_THE REQUEST_. Can the data below be set down again exactly, line for line?

_SOURCE MATERIAL_.
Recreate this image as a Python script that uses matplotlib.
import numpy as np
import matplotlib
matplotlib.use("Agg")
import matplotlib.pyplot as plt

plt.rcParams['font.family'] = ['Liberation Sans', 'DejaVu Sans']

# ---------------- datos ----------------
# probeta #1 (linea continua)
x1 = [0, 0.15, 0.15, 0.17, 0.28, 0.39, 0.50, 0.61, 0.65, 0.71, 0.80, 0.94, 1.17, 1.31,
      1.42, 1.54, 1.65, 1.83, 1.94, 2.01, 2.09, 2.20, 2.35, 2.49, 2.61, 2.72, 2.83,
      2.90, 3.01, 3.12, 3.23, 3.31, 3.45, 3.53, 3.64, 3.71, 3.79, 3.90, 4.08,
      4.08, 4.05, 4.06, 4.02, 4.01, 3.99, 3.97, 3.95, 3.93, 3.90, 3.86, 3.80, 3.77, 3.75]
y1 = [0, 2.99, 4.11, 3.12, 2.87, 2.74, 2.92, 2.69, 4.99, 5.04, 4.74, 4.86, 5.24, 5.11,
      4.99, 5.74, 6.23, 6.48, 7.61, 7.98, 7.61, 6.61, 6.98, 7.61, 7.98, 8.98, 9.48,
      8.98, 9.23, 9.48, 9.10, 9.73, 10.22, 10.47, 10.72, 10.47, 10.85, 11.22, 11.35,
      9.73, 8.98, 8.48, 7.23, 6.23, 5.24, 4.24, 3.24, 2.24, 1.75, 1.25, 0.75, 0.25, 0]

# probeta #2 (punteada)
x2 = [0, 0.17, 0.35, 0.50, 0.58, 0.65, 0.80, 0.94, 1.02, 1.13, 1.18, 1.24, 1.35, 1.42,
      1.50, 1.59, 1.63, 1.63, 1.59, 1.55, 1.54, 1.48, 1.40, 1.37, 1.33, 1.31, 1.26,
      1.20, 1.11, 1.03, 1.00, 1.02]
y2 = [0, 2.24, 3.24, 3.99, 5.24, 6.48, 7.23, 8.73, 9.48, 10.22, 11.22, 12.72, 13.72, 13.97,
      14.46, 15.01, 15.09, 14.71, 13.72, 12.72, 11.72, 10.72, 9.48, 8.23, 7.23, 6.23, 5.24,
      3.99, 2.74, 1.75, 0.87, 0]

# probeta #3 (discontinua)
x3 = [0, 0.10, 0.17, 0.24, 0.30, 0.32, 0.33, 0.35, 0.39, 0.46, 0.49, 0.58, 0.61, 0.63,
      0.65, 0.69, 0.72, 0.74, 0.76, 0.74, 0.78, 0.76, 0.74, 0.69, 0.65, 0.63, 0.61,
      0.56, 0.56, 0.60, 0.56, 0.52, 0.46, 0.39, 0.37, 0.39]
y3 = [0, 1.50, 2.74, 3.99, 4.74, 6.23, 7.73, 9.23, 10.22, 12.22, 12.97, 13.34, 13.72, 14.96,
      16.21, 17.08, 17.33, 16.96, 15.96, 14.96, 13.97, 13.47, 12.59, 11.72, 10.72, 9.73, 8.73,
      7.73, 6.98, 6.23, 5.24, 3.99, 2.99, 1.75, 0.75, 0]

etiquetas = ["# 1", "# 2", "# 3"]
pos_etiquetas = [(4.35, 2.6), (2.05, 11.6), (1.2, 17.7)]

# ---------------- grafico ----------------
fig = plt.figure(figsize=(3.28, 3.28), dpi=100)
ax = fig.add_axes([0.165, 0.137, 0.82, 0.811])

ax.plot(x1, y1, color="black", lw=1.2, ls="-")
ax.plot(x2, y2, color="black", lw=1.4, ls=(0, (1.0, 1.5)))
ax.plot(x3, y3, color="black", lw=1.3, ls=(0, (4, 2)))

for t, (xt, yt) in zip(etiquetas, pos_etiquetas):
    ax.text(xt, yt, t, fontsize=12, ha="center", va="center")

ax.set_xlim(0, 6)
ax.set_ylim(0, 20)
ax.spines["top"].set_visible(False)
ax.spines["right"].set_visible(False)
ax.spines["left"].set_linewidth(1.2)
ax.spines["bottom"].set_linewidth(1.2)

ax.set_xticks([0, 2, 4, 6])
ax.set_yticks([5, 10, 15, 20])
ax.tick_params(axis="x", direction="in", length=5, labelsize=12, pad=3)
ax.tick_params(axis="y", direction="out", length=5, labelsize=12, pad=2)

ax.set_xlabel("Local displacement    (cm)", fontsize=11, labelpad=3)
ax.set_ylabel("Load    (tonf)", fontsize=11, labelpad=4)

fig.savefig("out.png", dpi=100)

_FINAL RESULT_.
Recreate this image as a Python script that uses matplotlib.
import numpy as np
import matplotlib
matplotlib.use("Agg")
import matplotlib.pyplot as plt

plt.rcParams['font.family'] = ['Liberation Sans', 'DejaVu Sans']

# ---------------- datos ----------------
# probeta #1 (linea continua)
x1 = [0, 0.15, 0.15, 0.17, 0.28, 0.39, 0.50, 0.61, 0.65, 0.71, 0.80, 0.94, 1.17, 1.31,
      1.42, 1.54, 1.65, 1.83, 1.94, 2.01, 2.09, 2.20, 2.35, 2.49, 2.61, 2.72, 2.83,
      2.90, 3.01, 3.12, 3.23, 3.31, 3.45, 3.53, 3.64, 3.71, 3.79, 3.90, 4.08,
      4.08, 4.05, 4.06, 4.02, 4.01, 3.99, 3.97, 3.95, 3.93, 3.90, 3.86, 3.80, 3.77, 3.75]
y1 = [0, 2.99, 4.11, 3.12, 2.87, 2.74, 2.92, 2.69, 4.99, 5.04, 4.74, 4.86, 5.24, 5.11,
      4.99, 5.74, 6.23, 6.48, 7.61, 7.98, 7.61, 6.61, 6.98, 7.61, 7.98, 8.98, 9.48,
      8.98, 9.23, 9.48, 9.10, 9.73, 10.22, 10.47, 10.72, 10.47, 10.85, 11.22, 11.35,
      9.73, 8.98, 8.48, 7.23, 6.23, 5.24, 4.24, 3.24, 2.24, 1.75, 1.25, 0.75, 0.25, 0]

# probeta #2 (punteada)
x2 = [0, 0.17, 0.35, 0.50, 0.58, 0.65, 0.80, 0.94, 1.02, 1.13, 1.18, 1.24, 1.35, 1.42,
      1.50, 1.59, 1.63, 1.63, 1.59, 1.55, 1.54, 1.48, 1.40, 1.37, 1.33, 1.31, 1.26,
      1.20, 1.11, 1.03, 1.00, 1.02]
y2 = [0, 2.24, 3.24, 3.99, 5.24, 6.48, 7.23, 8.73, 9.48, 10.22, 11.22, 12.72, 13.72, 13.97,
      14.46, 15.01, 15.09, 14.71, 13.72, 12.72, 11.72, 10.72, 9.48, 8.23, 7.23, 6.23, 5.24,
      3.99, 2.74, 1.75, 0.87, 0]

# probeta #3 (discontinua)
x3 = [0, 0.10, 0.17, 0.24, 0.30, 0.32, 0.33, 0.35, 0.39, 0.46, 0.49, 0.58, 0.61, 0.63,
      0.65, 0.69, 0.72, 0.74, 0.76, 0.74, 0.78, 0.76, 0.74, 0.69, 0.65, 0.63, 0.61,
      0.56, 0.56, 0.60, 0.56, 0.52, 0.46, 0.39, 0.37, 0.39]
y3 = [0, 1.50, 2.74, 3.99, 4.74, 6.23, 7.73, 9.23, 10.22, 12.22, 12.97, 13.34, 13.72, 14.96,
      16.21, 17.08, 17.33, 16.96, 15.96, 14.96, 13.97, 13.47, 12.59, 11.72, 10.72, 9.73, 8.73,
      7.73, 6.98, 6.23, 5.24, 3.99, 2.99, 1.75, 0.75, 0]

etiquetas = ["# 1", "# 2", "# 3"]
pos_etiquetas = [(4.35, 2.6), (2.05, 11.6), (1.2, 17.7)]

# ---------------- grafico ----------------
fig = plt.figure(figsize=(3.28, 3.28), dpi=100)
ax = fig.add_axes([0.165, 0.137, 0.82, 0.811])

ax.plot(x1, y1, color="black", lw=1.2, ls="-")
ax.plot(x2, y2, color="black", lw=1.4, ls=(0, (1.0, 1.5)))
ax.plot(x3, y3, color="black", lw=1.3, ls=(0, (4, 2)))

for t, (xt, yt) in zip(etiquetas, pos_etiquetas):
    ax.text(xt, yt, t, fontsize=12, ha="center", va="center")

ax.set_xlim(0, 6)
ax.set_ylim(0, 20)
ax.spines["top"].set_visible(False)
ax.spines["right"].set_visible(False)
ax.spines["left"].set_linewidth(1.2)
ax.spines["bottom"].set_linewidth(1.2)

ax.set_xticks([0, 2, 4, 6])
ax.set_yticks([5, 10, 15, 20])
ax.tick_params(axis="x", direction="in", length=5, labelsize=12, pad=3)
ax.tick_params(axis="y", direction="out", length=5, labelsize=12, pad=2)

ax.set_xlabel("Local displacement    (cm)", fontsize=11, labelpad=3)
ax.set_ylabel("Load    (tonf)", fontsize=11, labelpad=4)

fig.savefig("out.png", dpi=100)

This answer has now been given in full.